And you thought I was done at 3! Sadly no.
So here we come to an funny little side note to the debate, but one which is really the heart of the debate in essence. I don’t like the term Contemporary Fantasy. I don’t like the idea of even having a “present tense” genre. And I am being subjective, which is annoyingly unobjective I know, but hear me out. When is something no longer considered contemporary and what is it then? Is something written in the 60’s considered contemporary? Probably, but is it really? No, it isn’t, at least not to me. Technology is changing to fast to have long periods of time that are essentially the same with only minor changes in daily living. Yes, compare to the 1700’s, the 60’s are contemporary, but not compared to today. Heck, the 80’s can barely be considered contemporary. So what are fiction novels written in the 60’s called? Hippie lit? What would we call a book written about the world of Bioshock? It’s in an Urban setting so it’s sort of Urban Fantasy, sort of Horror, but not contemporary. Steam Punk would fit it to a point.
See my point? It’s all subjective to one extent or another on some level. And to be fair, Urban Fantasy is really a sub genre of Contemporary Fantasy…sometimes. And that’s why I don’t like it. As far as I’m concerned, if it happens in basically our world, past the point of industrialization, but has fantasy elements, then it’s Urban Fantasy. I know that’s not the strict definition of the term, but I think it can stretch to accommodate. Mercedes Lackey’s SERRAted Edge series is Urban Fantasy to me, even though half of it happens well outside cities and it should be rightly called Contemporary Fantasy. My current WIP isn’t really a UF, it’s a CF, since most of it happens outside of a city. But I consider it a UF anyway. It has those elements that I consider UF. So does that make Urban Fantasy set in Victorian England something else by my definition? Nope, just add a modifier and you get the very apt Historical Urban Fantasy.
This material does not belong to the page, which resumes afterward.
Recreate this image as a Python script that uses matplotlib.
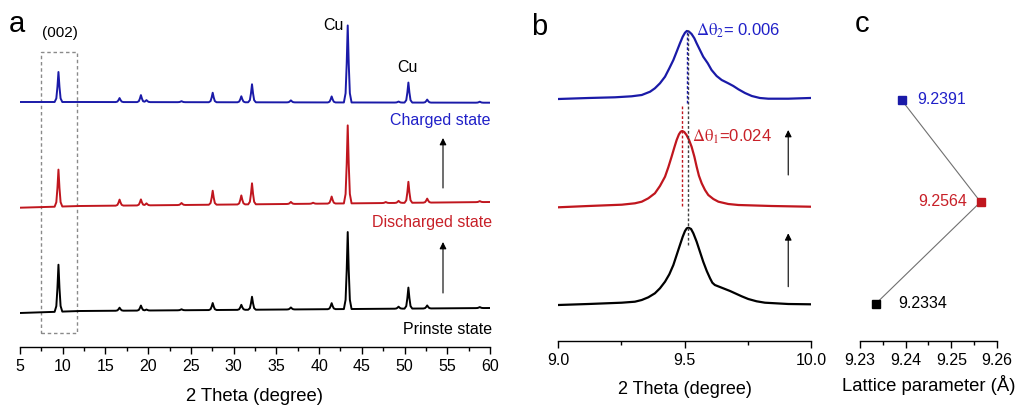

There are many who already consider the two to be basically the same thing, and I’m okay with that, because the plot that drives them both is the fantasy elements of that world. That isn’t true with Paranormal Romance. (And for the record, I don’t like the term Contemporary Romance either.) There are even a lot of PR books that are labeled CF even though the Romance novel is clearly not a Fantasy Novel.
So I guess it comes down to what’s more important. I’d rather Urban Fantasy and Contemporary Fantasy be confused and interchanged than either be confused with Romance. Not because I have a problem with Romance. I freely admit that I read it so that’s not the point. I would be just as upset if Mystery were being confused with Urban Fantasy, and it happens. A lot. It’s the principle of the thing. There are fruits that are considered vegetables because of their lack of sweetness, such as the tomato and avocado. But they are still fruits. Why? Because sweetness isn’t what makes it a fruit, the hardness of the seed is. This is a set way of categorizing edible plants so scientists can speak the same language and understand each other. We need to have some understanding of how to group things so we can better understand our world and each other. It all really comes down to communication. We have enough trouble with men and women understanding each other, and people from different countries understanding each other, we don’t need to add to the confusion. Not when there is a system in place already to deal with this very issue.
Maybe that’s what annoys me the most about this whole thing. We aren’t using that system and it’s creating a problem already. We aren’t using the time spent arguing and discussing this to do anything new. It’s a waste of time in the end. There is a system in place, so let’s use it and stop wasting time with miscategorizing things. We could be using that time to find new names for the next new kind of book to come out.